**Task**
Your task is to copy each line that has the word "chart".
---- Information supplied
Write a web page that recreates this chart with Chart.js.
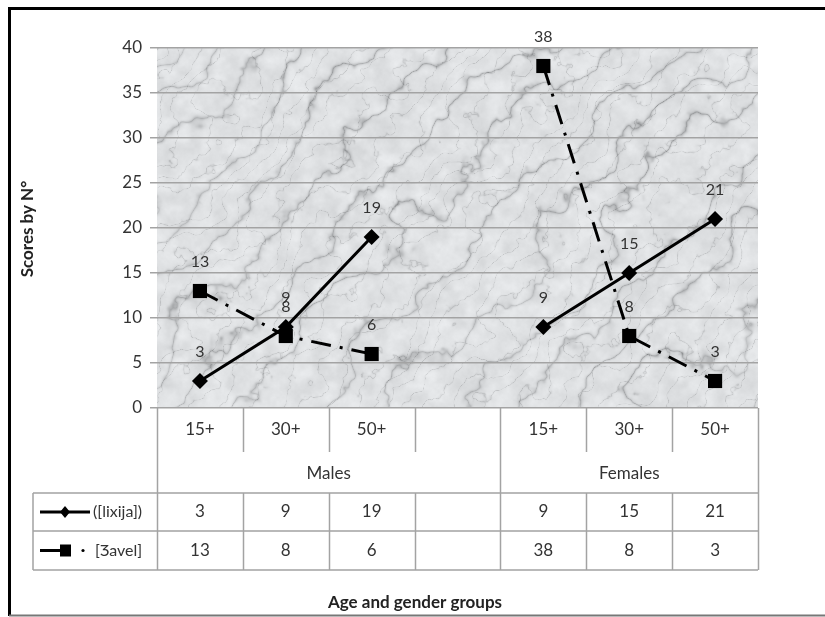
<!DOCTYPE html>
<html>
<head>
<meta charset="utf-8">
<script src="https://cdn.jsdelivr.net/npm/chart.js@4/dist/chart.umd.min.js"></script>
<style>
  html, body { margin: 0; padding: 0; background: #fff; }
  #wrap { width: 825px; height: 617px; }
</style>
</head>
<body>
<div id="wrap"><canvas id="chart"></canvas></div>
<script>
// categories (empty column separates the two gender groups)
var ageGroups = ["15+", "30+", "50+", "", "15+", "30+", "50+"];
var genderGroups = ["Males", "Females"];
var genderSpans = [4, 3]; // number of columns under each gender label
// series
var seriesNames = ["([lixija])", "[Ʒavel]"];
var lixija = [3, 9, 19, null, 9, 15, 21];
var zavel = [13, 8, 6, null, 38, 8, 3];

var FONT = "Lato, 'Open Sans', sans-serif";
var gridCol = "#a3a3a3";

// deterministic value noise for the marble texture
function hash(i, j) {
  var h = Math.sin(i * 127.1 + j * 311.7) * 43758.5453;
  return h - Math.floor(h);
}
function noise(x, y) {
  var i = Math.floor(x), j = Math.floor(y), fx = x - i, fy = y - j;
  var ux = fx * fx * (3 - 2 * fx), uy = fy * fy * (3 - 2 * fy);
  var a = hash(i, j), b = hash(i + 1, j), c = hash(i, j + 1), d = hash(i + 1, j + 1);
  return a + (b - a) * ux + (c - a) * uy + (a - b - c + d) * ux * uy;
}
function fbm(x, y) {
  var s = 0, amp = 0.5;
  for (var o = 0; o < 5; o++) { s += amp * noise(x, y); x *= 2.03; y *= 2.03; amp *= 0.5; }
  return s;
}

var marble = {
  id: 'marble',
  beforeDraw: function (chart) {
    var ctx = chart.ctx, a = chart.chartArea;
    var w = Math.round(a.right - a.left), h = Math.round(a.bottom - a.top);
    var img = ctx.createImageData(w, h);
    for (var y = 0; y < h; y++) {
      for (var x = 0; x < w; x++) {
        var n = fbm(x * 0.012, y * 0.012);
        var t = Math.sin((x + y * 1.1) * 0.045 + 9 * n);
        var v1 = Math.exp(-Math.abs(t) * 9);
        var t2 = Math.sin((x * 1.3 + y) * 0.09 + 14 * fbm(x * 0.02 + 5, y * 0.02 + 3));
        var v2 = Math.exp(-Math.abs(t2) * 14);
        var g = fbm(x * 0.08 + 11, y * 0.08 + 7);
        var c = 240 - 55 * v1 * (0.4 + n) - 30 * v2 - 30 * g;
        var i = (y * w + x) * 4;
        img.data[i] = c - 2; img.data[i + 1] = c; img.data[i + 2] = c + 2; img.data[i + 3] = 255;
      }
    }
    ctx.putImageData(img, Math.round(a.left), Math.round(a.top));
  }
};

// value labels above the points
var pointLabels = {
  id: 'pointLabels',
  afterDatasetsDraw: function (chart) {
    var ctx = chart.ctx;
    ctx.save();
    ctx.font = "16px " + FONT;
    ctx.fillStyle = "#333";
    ctx.textAlign = "center";
    ctx.textBaseline = "middle";
    chart.data.datasets.forEach(function (ds, di) {
      chart.getDatasetMeta(di).data.forEach(function (pt, i) {
        if (ds.data[i] == null) return;
        ctx.fillText(ds.data[i], pt.x, pt.y - 29);
      });
    });
    ctx.restore();
  }
};

function drawKey(ctx, di, x0, x1, y) {
  ctx.save();
  ctx.strokeStyle = "#000";
  ctx.fillStyle = "#000";
  ctx.lineWidth = 3;
  if (di === 0) {
    ctx.beginPath(); ctx.moveTo(x0, y); ctx.lineTo(x1, y); ctx.stroke();
    var cx = (x0 + x1) / 2;
    ctx.beginPath();
    ctx.moveTo(cx, y - 6); ctx.lineTo(cx + 5, y); ctx.lineTo(cx, y + 6); ctx.lineTo(cx - 5, y);
    ctx.closePath(); ctx.fill();
  } else {
    ctx.beginPath(); ctx.moveTo(x0, y); ctx.lineTo(x0 + 20, y); ctx.stroke();
    ctx.fillRect(x0 + 20, y - 6, 11, 12);
    ctx.beginPath(); ctx.arc(x0 + 43, y, 1.6, 0, Math.PI * 2); ctx.fill();
  }
  ctx.restore();
}

// data table under the plot, axis titles and frame
var dataTable = {
  id: 'dataTable',
  afterDraw: function (chart) {
    var ctx = chart.ctx, a = chart.chartArea, xs = chart.scales.x;
    var n = ageGroups.length;
    var b = [a.left];
    for (var i = 1; i < n; i++) b.push((xs.getPixelForValue(i - 1) + xs.getPixelForValue(i)) / 2);
    b.push(a.right);
    var top = a.bottom;
    var catBottom = top + 44, row1 = top + 85, row2 = top + 123, row3 = top + 162;
    var tableLeft = 33;
    var groupEdges = [0];
    genderSpans.forEach(function (s) { groupEdges.push(groupEdges[groupEdges.length - 1] + s); });

    ctx.save();
    ctx.strokeStyle = gridCol;
    ctx.lineWidth = 1.5;
    ctx.beginPath();
    for (var k = 0; k <= n; k++) {
      var x = Math.round(b[k]) + 0.5;
      if (groupEdges.indexOf(k) >= 0) {
        ctx.moveTo(x, top); ctx.lineTo(x, row3);
      } else {
        ctx.moveTo(x, top); ctx.lineTo(x, catBottom);
        ctx.moveTo(x, row1); ctx.lineTo(x, row3);
      }
    }
    ctx.moveTo(tableLeft, row1); ctx.lineTo(tableLeft, row3);
    [row1, row2, row3].forEach(function (yy) {
      ctx.moveTo(tableLeft, yy); ctx.lineTo(a.right, yy);
    });
    ctx.stroke();

    ctx.fillStyle = "#333";
    ctx.textAlign = "center";
    ctx.textBaseline = "middle";
    ctx.font = "17px " + FONT;
    for (var c = 0; c < n; c++) {
      var cx = xs.getPixelForValue(c);
      ctx.fillText(ageGroups[c], cx, top + 22);
      if (lixija[c] != null) ctx.fillText(lixija[c], cx, (row1 + row2) / 2);
      if (zavel[c] != null) ctx.fillText(zavel[c], cx, (row2 + row3) / 2);
    }
    genderGroups.forEach(function (g, gi) {
      var gx = (b[groupEdges[gi]] + b[groupEdges[gi + 1]]) / 2;
      ctx.fillText(g, gx, top + 66);
    });

    // legend keys
    ctx.textAlign = "left";
    ctx.font = "16px " + FONT;
    drawKey(ctx, 0, 40, 90, (row1 + row2) / 2);
    ctx.fillText(seriesNames[0], 93, (row1 + row2) / 2);
    drawKey(ctx, 1, 40, 90, (row2 + row3) / 2);
    ctx.fillText(seriesNames[1], 95, (row2 + row3) / 2);

    // axis titles
    ctx.fillStyle = "#222";
    ctx.font = "bold 17px " + FONT;
    ctx.textAlign = "center";
    ctx.fillText("Age and gender groups", 415, 603);
    ctx.save();
    ctx.translate(28, 229);
    ctx.rotate(-Math.PI / 2);
    ctx.font = "bold 17px " + FONT;
    ctx.fillText("Scores by N°", 0, 0);
    ctx.restore();

    // frame
    ctx.strokeStyle = "#000";
    ctx.lineWidth = 3;
    ctx.beginPath();
    ctx.moveTo(9.5, 616); ctx.lineTo(9.5, 8.5); ctx.lineTo(825, 8.5);
    ctx.stroke();
    ctx.strokeStyle = "#777";
    ctx.lineWidth = 2;
    ctx.beginPath();
    ctx.moveTo(9, 615.5); ctx.lineTo(825, 615.5);
    ctx.stroke();
    ctx.restore();
  }
};

new Chart(document.getElementById("chart"), {
  type: 'line',
  data: {
    labels: ageGroups,
    datasets: [{
      label: seriesNames[0],
      data: lixija,
      borderColor: "#000",
      backgroundColor: "#000",
      borderWidth: 3,
      pointStyle: 'rectRot',
      pointRadius: 8,
      pointBorderWidth: 0,
      tension: 0
    }, {
      label: seriesNames[1],
      data: zavel,
      borderColor: "#000",
      backgroundColor: "#000",
      borderWidth: 3,
      borderDash: [20, 9, 3, 9],
      pointStyle: 'rect',
      pointRadius: 10,
      pointBorderWidth: 0,
      tension: 0
    }]
  },
  options: {
    responsive: true,
    maintainAspectRatio: false,
    animation: false,
    layout: { padding: { top: 48, right: 67, left: 0, bottom: 0 } },
    plugins: {
      legend: { display: false },
      tooltip: { enabled: false }
    },
    scales: {
      x: {
        offset: true,
        grid: { display: false },
        border: { display: false },
        ticks: { display: false },
        afterFit: function (s) { s.height = 209; }
      },
      y: {
        min: 0,
        max: 40,
        ticks: { stepSize: 5, color: "#333", padding: 8, font: { size: 17, family: FONT } },
        grid: { color: gridCol, lineWidth: 1.5, tickLength: 7 },
        border: { display: false },
        afterFit: function (s) { s.width = 157; }
      }
    }
  },
  plugins: [marble, pointLabels, dataTable]
});
</script>
</body>
</html>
--------
**Response to the task**
Write a web page that recreates this chart with Chart.js.
<script src="https://cdn.jsdelivr.net/npm/chart.js@4/dist/chart.umd.min.js"></script>
<div id="wrap"><canvas id="chart"></canvas></div>
  beforeDraw: function (chart) {
    var ctx = chart.ctx, a = chart.chartArea;
  afterDatasetsDraw: function (chart) {
    var ctx = chart.ctx;
    chart.data.datasets.forEach(function (ds, di) {
      chart.getDatasetMeta(di).data.forEach(function (pt, i) {
  afterDraw: function (chart) {
    var ctx = chart.ctx, a = chart.chartArea, xs = chart.scales.x;
new Chart(document.getElementById("chart"), {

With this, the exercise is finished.